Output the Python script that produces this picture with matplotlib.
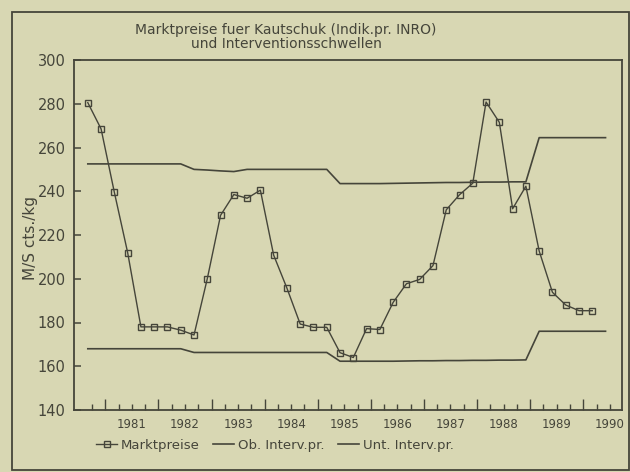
import numpy as np
import matplotlib
matplotlib.use("Agg")
import matplotlib.pyplot as plt
from matplotlib.patches import Rectangle

# ---- data ----
prices = [280.5, 268.5, 239.5, 212, 178, 178, 178, 176.5, 174.3, 200,
          229, 238.5, 236.8, 240.5, 210.8, 195.7, 179.3, 177.8, 177.8, 166.2,
          164, 177.2, 176.8, 189.2, 197.7, 199.7, 206, 231.5, 238.4, 243.7,
          280.8, 271.5, 232, 242.3, 212.7, 193.8, 188, 185.4, 185.4]
upper = [252.5, 252.5, 252.5, 252.5, 252.5, 252.5, 252.5, 252.5, 250, 249.7,
         249.3, 249, 250, 250, 250, 250, 250, 250, 250, 243.5,
         243.5, 243.5, 243.5, 243.6, 243.7, 243.8, 243.9, 244, 244, 244.1,
         244.2, 244.2, 244.3, 244.3, 264.5, 264.5, 264.5, 264.5, 264.5, 264.5]
lower = [168, 168, 168, 168, 168, 168, 168, 168, 166.3, 166.3,
         166.3, 166.3, 166.3, 166.3, 166.3, 166.3, 166.3, 166.3, 166.3, 162.3,
         162.3, 162.3, 162.3, 162.3, 162.4, 162.5, 162.5, 162.6, 162.6, 162.7,
         162.7, 162.8, 162.8, 162.9, 176, 176, 176, 176, 176, 176]
first_quarter = 1980.67
years = list(range(1981, 1991))
year_labels = [str(y) for y in years]
yticks = [140, 160, 180, 200, 220, 240, 260, 280, 300]
legend_labels = ["Marktpreise", "Ob. Interv.pr.", "Unt. Interv.pr."]
title = "Marktpreise fuer Kautschuk (Indik.pr. INRO)\nund Interventionsschwellen"
ylabel = "M/S cts./kg"

x_price = first_quarter + 0.25 * np.arange(len(prices))
x_thr = first_quarter + 0.25 * np.arange(len(upper))

# ---- style ----
bg = "#d8d7b3"
ink = "#45453a"
plt.rcParams['font.family'] = ['DejaVu Sans']

fig = plt.figure(figsize=(6.3, 4.72), dpi=100, facecolor=bg)
W, H = 630, 472
ax = fig.add_axes([74 / W, (H - 410) / H, (622 - 74) / W, (410 - 60) / H])
ax.set_facecolor(bg)

l1, = ax.plot(x_price, prices, color=ink, lw=1.0, marker='s', ms=4.5,
              mfc='none', mec=ink, mew=1.0, label=legend_labels[0])
l2, = ax.plot(x_thr, upper, color=ink, lw=1.2, label=legend_labels[1])
l3, = ax.plot(x_thr, lower, color=ink, lw=1.2, label=legend_labels[2])

ax.set_xlim(1980.41, 1990.73)
ax.set_ylim(140, 300)

for s in ax.spines.values():
    s.set_color(ink)
    s.set_linewidth(1.3)

ax.set_yticks(yticks)
ax.tick_params(axis='y', direction='in', length=5, width=1.1, color=ink,
               labelcolor=ink, labelsize=10.5, pad=6)
ax.set_xticks(years)
ax.set_xticks(np.arange(1980.75, 1990.6, 0.25), minor=True)
ax.tick_params(axis='x', which='major', direction='in', length=8, width=1.0,
               color=ink, labelbottom=False)
ax.tick_params(axis='x', which='minor', direction='in', length=4, width=1.0,
               color=ink)

sec = ax.secondary_xaxis('bottom')
sec.set_xticks([y + 0.5 for y in years], year_labels)
sec.tick_params(length=0, pad=6, labelsize=8.5, labelcolor=ink)
for s in sec.spines.values():
    s.set_visible(False)

ax.set_ylabel(ylabel, fontsize=11, color=ink)
ax.yaxis.set_label_coords(-0.066, 0.49)

fig.text(286 / W, 1 - 37 / H, title, ha='center', va='center',
         fontsize=10, color=ink, linespacing=0.95)

ax.legend(handles=[l1, l2, l3], loc='center', bbox_to_anchor=(275 / W, 1 - 445 / H),
          bbox_transform=fig.transFigure, ncol=3, frameon=False,
          fontsize=9.5, labelcolor=ink, handlelength=1.6, handletextpad=0.3,
          columnspacing=1.0, markerscale=0.9)

fig.patches.append(Rectangle((12 / W, 2 / H), (629 - 12) / W, (470 - 12) / H,
                             transform=fig.transFigure, fill=False,
                             edgecolor=ink, lw=1.3))

fig.savefig("out.png", dpi=100, facecolor=bg)
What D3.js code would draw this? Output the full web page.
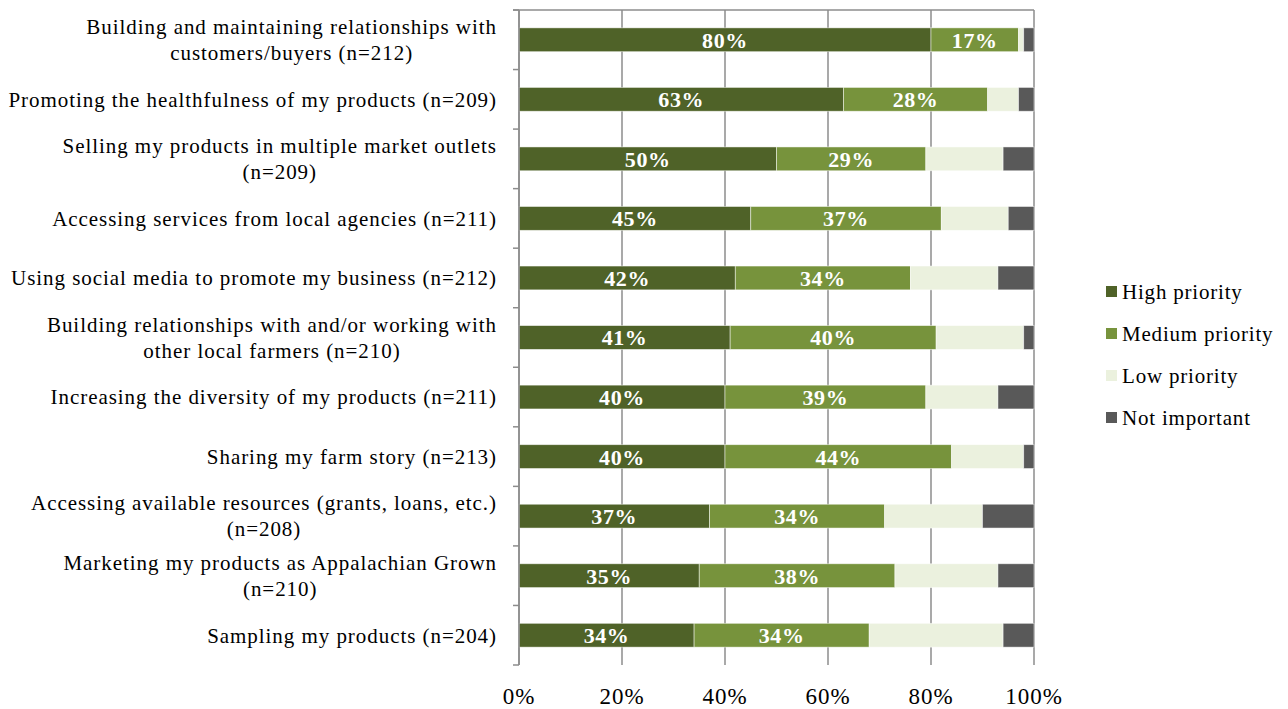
++++
→ **THE TASK**
Transcribe all the lines above exactly, apart from the pictures.

→ **RESPONSE BELOW**
Output the Python script that produces this picture with matplotlib.
import numpy as np
import matplotlib
matplotlib.use("Agg")
import matplotlib.pyplot as plt
from matplotlib.patches import Rectangle

# ---- data ----
prices = [280.5, 268.5, 239.5, 212, 178, 178, 178, 176.5, 174.3, 200,
          229, 238.5, 236.8, 240.5, 210.8, 195.7, 179.3, 177.8, 177.8, 166.2,
          164, 177.2, 176.8, 189.2, 197.7, 199.7, 206, 231.5, 238.4, 243.7,
          280.8, 271.5, 232, 242.3, 212.7, 193.8, 188, 185.4, 185.4]
upper = [252.5, 252.5, 252.5, 252.5, 252.5, 252.5, 252.5, 252.5, 250, 249.7,
         249.3, 249, 250, 250, 250, 250, 250, 250, 250, 243.5,
         243.5, 243.5, 243.5, 243.6, 243.7, 243.8, 243.9, 244, 244, 244.1,
         244.2, 244.2, 244.3, 244.3, 264.5, 264.5, 264.5, 264.5, 264.5, 264.5]
lower = [168, 168, 168, 168, 168, 168, 168, 168, 166.3, 166.3,
         166.3, 166.3, 166.3, 166.3, 166.3, 166.3, 166.3, 166.3, 166.3, 162.3,
         162.3, 162.3, 162.3, 162.3, 162.4, 162.5, 162.5, 162.6, 162.6, 162.7,
         162.7, 162.8, 162.8, 162.9, 176, 176, 176, 176, 176, 176]
first_quarter = 1980.67
years = list(range(1981, 1991))
year_labels = [str(y) for y in years]
yticks = [140, 160, 180, 200, 220, 240, 260, 280, 300]
legend_labels = ["Marktpreise", "Ob. Interv.pr.", "Unt. Interv.pr."]
title = "Marktpreise fuer Kautschuk (Indik.pr. INRO)\nund Interventionsschwellen"
ylabel = "M/S cts./kg"

x_price = first_quarter + 0.25 * np.arange(len(prices))
x_thr = first_quarter + 0.25 * np.arange(len(upper))

# ---- style ----
bg = "#d8d7b3"
ink = "#45453a"
plt.rcParams['font.family'] = ['DejaVu Sans']

fig = plt.figure(figsize=(6.3, 4.72), dpi=100, facecolor=bg)
W, H = 630, 472
ax = fig.add_axes([74 / W, (H - 410) / H, (622 - 74) / W, (410 - 60) / H])
ax.set_facecolor(bg)

l1, = ax.plot(x_price, prices, color=ink, lw=1.0, marker='s', ms=4.5,
              mfc='none', mec=ink, mew=1.0, label=legend_labels[0])
l2, = ax.plot(x_thr, upper, color=ink, lw=1.2, label=legend_labels[1])
l3, = ax.plot(x_thr, lower, color=ink, lw=1.2, label=legend_labels[2])

ax.set_xlim(1980.41, 1990.73)
ax.set_ylim(140, 300)

for s in ax.spines.values():
    s.set_color(ink)
    s.set_linewidth(1.3)

ax.set_yticks(yticks)
ax.tick_params(axis='y', direction='in', length=5, width=1.1, color=ink,
               labelcolor=ink, labelsize=10.5, pad=6)
ax.set_xticks(years)
ax.set_xticks(np.arange(1980.75, 1990.6, 0.25), minor=True)
ax.tick_params(axis='x', which='major', direction='in', length=8, width=1.0,
               color=ink, labelbottom=False)
ax.tick_params(axis='x', which='minor', direction='in', length=4, width=1.0,
               color=ink)

sec = ax.secondary_xaxis('bottom')
sec.set_xticks([y + 0.5 for y in years], year_labels)
sec.tick_params(length=0, pad=6, labelsize=8.5, labelcolor=ink)
for s in sec.spines.values():
    s.set_visible(False)

ax.set_ylabel(ylabel, fontsize=11, color=ink)
ax.yaxis.set_label_coords(-0.066, 0.49)

fig.text(286 / W, 1 - 37 / H, title, ha='center', va='center',
         fontsize=10, color=ink, linespacing=0.95)

ax.legend(handles=[l1, l2, l3], loc='center', bbox_to_anchor=(275 / W, 1 - 445 / H),
          bbox_transform=fig.transFigure, ncol=3, frameon=False,
          fontsize=9.5, labelcolor=ink, handlelength=1.6, handletextpad=0.3,
          columnspacing=1.0, markerscale=0.9)

fig.patches.append(Rectangle((12 / W, 2 / H), (629 - 12) / W, (470 - 12) / H,
                             transform=fig.transFigure, fill=False,
                             edgecolor=ink, lw=1.3))

fig.savefig("out.png", dpi=100, facecolor=bg)
What D3.js code would draw this? Output the full web page.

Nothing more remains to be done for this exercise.